The polls tell a story that is as brutal for the governing Labour Party as it is dramatic for the country’s political landscape. Polling expert Professor Stephen Fisher of Oxford University forecasts Labour losing 1,900 councillors a new low for the party while other pollsters put losses closer to 1,500, which would still be a catastrophic result for the government. Reform UK is projected to gain over 1,300 seats from a base of just three, translating into projected control of several councils. Sunderland is forecast to flip comfortably from Labour to Reform, with Thurrock, Wakefield, and Barnsley projected to follow a similar path. Nigel Farage’s party is also projected to take several councils from Conservative control, including Essex, Norfolk, and Suffolk.

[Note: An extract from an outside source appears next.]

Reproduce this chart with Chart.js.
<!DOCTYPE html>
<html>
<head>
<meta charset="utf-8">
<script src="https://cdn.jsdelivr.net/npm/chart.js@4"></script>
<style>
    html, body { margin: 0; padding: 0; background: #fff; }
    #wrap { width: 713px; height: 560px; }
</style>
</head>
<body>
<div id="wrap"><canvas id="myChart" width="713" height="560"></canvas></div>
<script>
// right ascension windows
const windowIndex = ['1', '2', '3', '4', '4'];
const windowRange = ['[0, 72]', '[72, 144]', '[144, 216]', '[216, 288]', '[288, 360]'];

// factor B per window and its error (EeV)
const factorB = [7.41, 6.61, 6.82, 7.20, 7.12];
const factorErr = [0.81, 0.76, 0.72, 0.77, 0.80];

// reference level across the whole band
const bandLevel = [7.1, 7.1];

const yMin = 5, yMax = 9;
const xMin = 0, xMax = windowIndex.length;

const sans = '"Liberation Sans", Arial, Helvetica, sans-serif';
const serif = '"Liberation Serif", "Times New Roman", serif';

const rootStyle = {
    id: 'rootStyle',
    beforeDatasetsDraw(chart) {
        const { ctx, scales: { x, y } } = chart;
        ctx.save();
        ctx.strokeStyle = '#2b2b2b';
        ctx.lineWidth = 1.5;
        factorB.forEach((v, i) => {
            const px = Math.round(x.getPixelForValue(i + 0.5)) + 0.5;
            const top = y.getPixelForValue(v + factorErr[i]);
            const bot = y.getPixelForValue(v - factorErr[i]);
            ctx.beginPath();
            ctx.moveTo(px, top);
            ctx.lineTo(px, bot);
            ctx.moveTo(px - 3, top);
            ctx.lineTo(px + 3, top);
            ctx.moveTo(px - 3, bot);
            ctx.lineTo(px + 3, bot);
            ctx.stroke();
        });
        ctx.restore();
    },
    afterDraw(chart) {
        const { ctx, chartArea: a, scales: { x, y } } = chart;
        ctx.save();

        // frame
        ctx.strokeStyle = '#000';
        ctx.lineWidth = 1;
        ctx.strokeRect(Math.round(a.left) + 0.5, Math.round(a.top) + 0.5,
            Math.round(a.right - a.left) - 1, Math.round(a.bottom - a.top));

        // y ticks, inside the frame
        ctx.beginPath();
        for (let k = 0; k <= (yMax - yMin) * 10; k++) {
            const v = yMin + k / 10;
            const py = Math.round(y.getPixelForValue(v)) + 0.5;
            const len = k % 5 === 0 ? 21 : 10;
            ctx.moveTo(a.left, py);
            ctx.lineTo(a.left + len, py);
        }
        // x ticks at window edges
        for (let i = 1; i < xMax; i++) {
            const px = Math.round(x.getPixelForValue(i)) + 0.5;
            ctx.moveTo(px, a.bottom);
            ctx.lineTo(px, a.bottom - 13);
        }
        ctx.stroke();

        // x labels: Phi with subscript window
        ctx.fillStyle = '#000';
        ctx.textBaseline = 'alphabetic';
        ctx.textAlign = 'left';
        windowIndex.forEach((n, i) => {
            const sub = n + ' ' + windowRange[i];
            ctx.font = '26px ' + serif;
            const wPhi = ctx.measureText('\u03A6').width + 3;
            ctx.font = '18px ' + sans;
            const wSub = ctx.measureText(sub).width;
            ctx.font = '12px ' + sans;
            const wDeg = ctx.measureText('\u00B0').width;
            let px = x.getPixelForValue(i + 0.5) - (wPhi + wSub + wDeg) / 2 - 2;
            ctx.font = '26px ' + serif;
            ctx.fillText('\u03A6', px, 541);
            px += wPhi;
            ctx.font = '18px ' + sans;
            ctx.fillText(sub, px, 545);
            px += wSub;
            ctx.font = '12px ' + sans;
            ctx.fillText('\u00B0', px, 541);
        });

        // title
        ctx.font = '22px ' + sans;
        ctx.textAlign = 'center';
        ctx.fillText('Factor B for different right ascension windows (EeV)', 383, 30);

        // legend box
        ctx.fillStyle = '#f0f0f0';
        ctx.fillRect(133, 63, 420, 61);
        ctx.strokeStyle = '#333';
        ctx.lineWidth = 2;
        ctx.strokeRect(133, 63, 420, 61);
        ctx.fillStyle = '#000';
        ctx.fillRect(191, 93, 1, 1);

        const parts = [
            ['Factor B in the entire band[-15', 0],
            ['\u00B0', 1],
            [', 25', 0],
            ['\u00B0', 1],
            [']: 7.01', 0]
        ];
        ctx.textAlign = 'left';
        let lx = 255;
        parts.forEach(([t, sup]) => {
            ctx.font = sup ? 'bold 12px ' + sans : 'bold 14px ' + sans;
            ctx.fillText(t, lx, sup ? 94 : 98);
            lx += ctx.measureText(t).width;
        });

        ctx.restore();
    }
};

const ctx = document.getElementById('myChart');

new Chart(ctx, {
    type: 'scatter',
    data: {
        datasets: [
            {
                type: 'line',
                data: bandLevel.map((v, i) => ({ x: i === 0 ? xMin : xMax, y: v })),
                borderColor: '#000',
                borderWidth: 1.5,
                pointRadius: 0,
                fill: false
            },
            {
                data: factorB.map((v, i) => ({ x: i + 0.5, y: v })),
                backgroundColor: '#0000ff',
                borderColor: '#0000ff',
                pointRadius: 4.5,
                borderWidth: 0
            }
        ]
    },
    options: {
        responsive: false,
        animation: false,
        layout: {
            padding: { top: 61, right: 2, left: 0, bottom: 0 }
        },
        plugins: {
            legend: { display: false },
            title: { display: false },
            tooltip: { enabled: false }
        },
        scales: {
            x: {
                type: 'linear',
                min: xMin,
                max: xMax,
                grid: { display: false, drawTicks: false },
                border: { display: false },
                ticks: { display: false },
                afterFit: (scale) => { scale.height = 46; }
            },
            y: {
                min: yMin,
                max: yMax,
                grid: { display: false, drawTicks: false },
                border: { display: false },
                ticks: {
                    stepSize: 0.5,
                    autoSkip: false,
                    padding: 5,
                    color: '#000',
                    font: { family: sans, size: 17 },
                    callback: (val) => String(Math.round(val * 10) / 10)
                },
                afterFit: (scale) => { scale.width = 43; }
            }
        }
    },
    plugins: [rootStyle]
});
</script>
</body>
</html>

YouGov’s MRP model projects Reform UK winning the highest vote share in 11 of 13 West Midlands councils a region where Labour topped the poll in nine of those same councils at the last comparable elections. The Green Party is also forecast to enjoy strong results, with projections seeing them gain 555 seats. The Greens are expected to do well in London and could take outright control of Hackney.
The Conservatives face another bruising defeat projected to lose 907 councillors from a base of 1,362, a drop of two thirds squeezed simultaneously by Reform in Leave voting areas and the Liberal Democrats in the south. The party has also referred Nigel Farage to the parliamentary standards watchdog for failing to declare a £5 million donation from businessman Christopher Harborne, intended for personal security.

The political backdrop intensifying this electoral pressure is severe for Keir Starmer’s government. The elections are taking place amid Labour unpopularity linked to the Peter Mandelson and Jeffrey Epstein scandal, with Reform UK and the Greens rising sharply in opinion polls. Parliament prorogued this week after a session defined by the Mandelson controversy, MPs voting to block a Privileges Committee referral of the Prime Minister, and a persistent PMQs narrative in which Starmer has appeared more reactive than commanding.

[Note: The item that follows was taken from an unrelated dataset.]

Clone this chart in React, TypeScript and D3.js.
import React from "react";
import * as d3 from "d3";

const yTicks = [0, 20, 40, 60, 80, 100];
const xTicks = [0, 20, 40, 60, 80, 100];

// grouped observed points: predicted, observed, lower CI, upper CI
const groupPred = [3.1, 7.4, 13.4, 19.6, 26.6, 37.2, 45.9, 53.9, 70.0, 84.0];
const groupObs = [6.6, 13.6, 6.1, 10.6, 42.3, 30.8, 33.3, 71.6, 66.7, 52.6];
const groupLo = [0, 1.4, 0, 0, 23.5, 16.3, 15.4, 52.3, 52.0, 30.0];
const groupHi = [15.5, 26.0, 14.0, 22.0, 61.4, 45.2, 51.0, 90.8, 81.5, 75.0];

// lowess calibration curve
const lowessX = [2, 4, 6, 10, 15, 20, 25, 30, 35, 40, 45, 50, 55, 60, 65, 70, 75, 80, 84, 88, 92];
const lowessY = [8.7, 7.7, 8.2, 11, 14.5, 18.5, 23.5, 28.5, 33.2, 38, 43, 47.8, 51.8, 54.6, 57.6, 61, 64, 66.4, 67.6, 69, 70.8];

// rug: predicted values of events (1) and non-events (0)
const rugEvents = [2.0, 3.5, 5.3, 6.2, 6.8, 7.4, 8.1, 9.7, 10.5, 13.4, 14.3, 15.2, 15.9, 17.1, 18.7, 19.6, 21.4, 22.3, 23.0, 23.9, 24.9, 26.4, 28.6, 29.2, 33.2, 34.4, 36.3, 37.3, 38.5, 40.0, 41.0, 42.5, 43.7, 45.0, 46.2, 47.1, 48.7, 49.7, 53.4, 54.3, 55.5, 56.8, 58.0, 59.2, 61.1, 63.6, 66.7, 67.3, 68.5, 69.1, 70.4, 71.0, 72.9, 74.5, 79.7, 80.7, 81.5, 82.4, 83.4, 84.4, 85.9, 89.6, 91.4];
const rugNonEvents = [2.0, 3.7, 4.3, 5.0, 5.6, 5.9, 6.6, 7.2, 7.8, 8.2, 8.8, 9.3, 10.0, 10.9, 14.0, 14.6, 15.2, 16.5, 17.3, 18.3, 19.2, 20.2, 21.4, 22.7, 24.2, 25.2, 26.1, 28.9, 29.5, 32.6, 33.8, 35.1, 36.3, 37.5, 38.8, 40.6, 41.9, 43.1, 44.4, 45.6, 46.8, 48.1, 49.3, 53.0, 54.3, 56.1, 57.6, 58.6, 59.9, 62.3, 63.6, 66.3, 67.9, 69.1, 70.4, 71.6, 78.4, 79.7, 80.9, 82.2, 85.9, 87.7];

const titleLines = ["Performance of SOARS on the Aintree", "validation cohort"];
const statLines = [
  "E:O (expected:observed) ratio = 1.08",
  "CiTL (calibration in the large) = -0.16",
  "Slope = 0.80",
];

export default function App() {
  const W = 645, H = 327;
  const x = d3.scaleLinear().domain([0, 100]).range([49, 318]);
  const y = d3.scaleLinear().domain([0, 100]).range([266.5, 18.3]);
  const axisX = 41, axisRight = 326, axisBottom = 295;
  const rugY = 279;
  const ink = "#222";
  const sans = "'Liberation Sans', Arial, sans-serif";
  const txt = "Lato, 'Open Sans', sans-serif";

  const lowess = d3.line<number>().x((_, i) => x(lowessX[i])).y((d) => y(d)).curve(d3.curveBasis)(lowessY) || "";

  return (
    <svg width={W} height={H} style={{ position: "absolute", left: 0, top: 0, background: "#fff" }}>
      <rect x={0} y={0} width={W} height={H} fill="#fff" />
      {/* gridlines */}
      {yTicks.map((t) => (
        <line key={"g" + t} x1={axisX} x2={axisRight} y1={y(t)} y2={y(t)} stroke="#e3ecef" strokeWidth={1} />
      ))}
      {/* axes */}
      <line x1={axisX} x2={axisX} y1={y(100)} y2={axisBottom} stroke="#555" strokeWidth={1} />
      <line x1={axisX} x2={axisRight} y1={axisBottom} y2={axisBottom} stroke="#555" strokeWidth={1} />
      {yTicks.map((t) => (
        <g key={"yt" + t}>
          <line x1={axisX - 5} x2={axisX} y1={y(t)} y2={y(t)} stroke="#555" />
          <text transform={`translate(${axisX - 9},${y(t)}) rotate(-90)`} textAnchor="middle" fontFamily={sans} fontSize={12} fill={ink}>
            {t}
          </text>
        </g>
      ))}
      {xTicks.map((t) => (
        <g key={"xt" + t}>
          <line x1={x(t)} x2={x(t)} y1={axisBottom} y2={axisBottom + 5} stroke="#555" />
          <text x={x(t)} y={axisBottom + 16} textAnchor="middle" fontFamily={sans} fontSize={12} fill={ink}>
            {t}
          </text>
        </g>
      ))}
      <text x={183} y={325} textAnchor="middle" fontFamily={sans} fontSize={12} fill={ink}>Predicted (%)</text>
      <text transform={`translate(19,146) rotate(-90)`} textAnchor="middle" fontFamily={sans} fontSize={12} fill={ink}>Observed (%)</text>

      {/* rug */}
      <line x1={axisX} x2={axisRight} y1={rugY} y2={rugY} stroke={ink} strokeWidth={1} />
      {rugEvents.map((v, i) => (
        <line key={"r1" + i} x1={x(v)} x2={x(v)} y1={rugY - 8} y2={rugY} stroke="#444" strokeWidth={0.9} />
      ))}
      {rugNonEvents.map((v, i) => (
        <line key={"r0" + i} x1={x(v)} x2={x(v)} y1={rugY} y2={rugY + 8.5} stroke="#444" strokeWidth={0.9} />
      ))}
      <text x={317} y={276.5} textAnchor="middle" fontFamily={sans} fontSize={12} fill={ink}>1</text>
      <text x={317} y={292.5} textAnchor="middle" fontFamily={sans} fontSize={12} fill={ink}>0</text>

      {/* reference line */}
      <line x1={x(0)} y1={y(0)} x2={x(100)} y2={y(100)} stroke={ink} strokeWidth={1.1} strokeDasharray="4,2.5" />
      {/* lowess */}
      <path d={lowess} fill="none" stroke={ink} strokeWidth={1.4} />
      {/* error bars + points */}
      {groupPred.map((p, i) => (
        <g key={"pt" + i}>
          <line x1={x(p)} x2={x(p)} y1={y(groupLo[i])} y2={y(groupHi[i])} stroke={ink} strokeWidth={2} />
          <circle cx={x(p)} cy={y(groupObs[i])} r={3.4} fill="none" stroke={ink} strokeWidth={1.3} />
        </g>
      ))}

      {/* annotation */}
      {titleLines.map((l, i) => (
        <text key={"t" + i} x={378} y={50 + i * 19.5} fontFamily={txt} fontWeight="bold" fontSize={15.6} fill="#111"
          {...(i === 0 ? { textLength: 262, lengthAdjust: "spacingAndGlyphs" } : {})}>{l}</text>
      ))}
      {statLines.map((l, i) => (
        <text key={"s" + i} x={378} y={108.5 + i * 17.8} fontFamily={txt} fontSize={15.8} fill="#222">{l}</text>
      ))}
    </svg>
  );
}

Scotland and Wales add further complexity. The new, more proportional Senedd electoral system makes a majority government unlikely in Wales, with most analysts expecting coalition negotiations to follow, and two loose blocs possible a broadly left grouping of Plaid, Labour, the Greens and the Lib Dems, or a broadly right grouping of Reform and the Welsh Conservatives.

Analysis

What Thursday’s elections will settle is not who governs Britain that remains Starmer’s Labour, with a parliamentary majority that local election results cannot touch. What they will settle is something arguably more consequential in the medium term: whether the political earthquake that began in 2024 has become a permanent realignment or whether it remains a protest cycle that a recovering government can ride out. The insurgencies take different forms Reform drawing on cost of living frustration and anti-immigration sentiment; the Greens capitalising on progressive disillusionment with Labour but all are being fed by a similar dissatisfaction with stagnant living standards and a growing sense that the existing political system has not delivered. That convergent disillusionment is what makes this election so dangerous for both Labour and the Conservatives simultaneously. They are not losing to each other. They are both losing to challengers who, until recently, barely existed at council level. For Starmer, the challenge after Thursday is one of political credibility. A government that wins a landslide in 2024 and then loses control of Labour heartlands like Sunderland and Barnsley to a party that had three councillors a year ago faces a fundamental question about whether its reform programme is connecting with the people it was elected to serve. The answer, in the polling, is clearly not yet. Whether May 7 becomes the moment that forces a genuine reset or merely another data point in a trajectory the government cannot alter is the question British politics will be answering for months to come.